Hope, or Help, for the Holidays?

Despite recent grim manufacturing and retail sales data, some leaders are confident consumers will be in a buying mood.

It’s not even Halloween yet some stores are already breaking out their Christmas-season inventory. It’s a sign, experts say, that some leaders feel consumers are still ready to shop even as some economic indicators paint a decidedly less rosy mood.

Indeed, new manufacturing reports this week that retailer experts follow are not expected to be strong. But reflecting sentiment around the industry, the National Association of Retailers is projecting holiday sales to increase between 3.8%-4.2% this year to around $730 billion, a sizable increase from the 2.1% growth last year.

Torrey Foster, vice chairman and managing partner of Korn Ferry’s Consumer practice, says consumers are in a better position this year than they were last year. “It would take something significant to unhinge consumers from where they are today,”he says. He cites such factors as employment being at a 50-year high and the continuation of wage growth, which means consumers have more disposable income. In addition, unlike the two recessions in the 21st Century, “there are no bubbles waiting to burst,” Foster says.

To be sure, the latest number still are making some experts pause. Economists expect September durable goods production—manufactured products meant to last three years or more—to decline 1% when figures are released this week, a reversal from increases over the last three months. Even retail sales declined month-over-month in September for the first time since February. 

“All said, no one knows for sure what this holiday buying season will be like,” says Craig Rowley, a Korn Ferry senior client partner also with expertise in the consumer sector. “But I think it be better than the naysayers are predicting because the economy is strong and people have bucks in their pockets.”

For his part, Foster says the fact that Thanksgiving falls on the latest date possible this year could have a bigger impact on holiday sales than any slowdown or recession potential. Thanksgiving falls on November 28, meaning that consumers only have 26 shopping days from the unofficial start of the holiday season on Black Friday to Christmas. 

For a year now, retail leaders have been facing a juxtaposition between global issues like trade tensions and political turmoil—which makes some camps nervous--and strong consumer data that raises confidence levels. One way retailers can strike a balance between the two opposing forces is by planning leaner inventories, having enough product readily available to meet demand but not too much that they are left with an oversupply in the event consumers pull back on spending at the last minute. 

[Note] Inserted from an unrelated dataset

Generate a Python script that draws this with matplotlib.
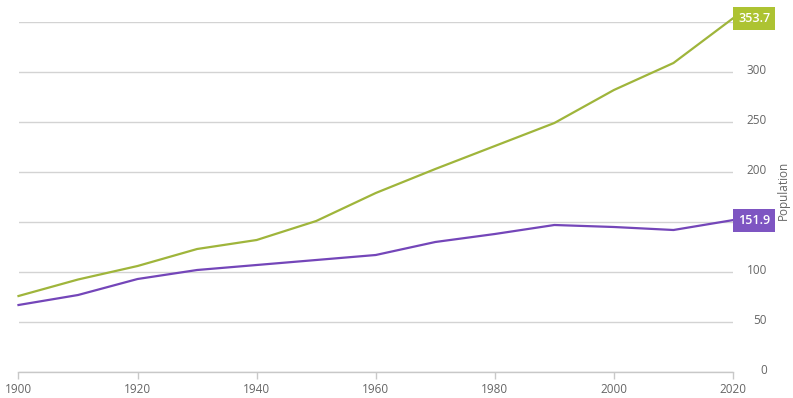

Foster and other experts don’t expect that to happen, however. One month of slowing retail sales and declining consumer sentiment doesn’t make a trend, even if several months of declining manufacturing production does. And while he says there may be cause for concern if October consumer sentiment figures, which are scheduled for release this week as well, show another decline, “it will take a lot to knock consumers off their current trajectory because there are still a lot of other indicators that are incredibly bullish.”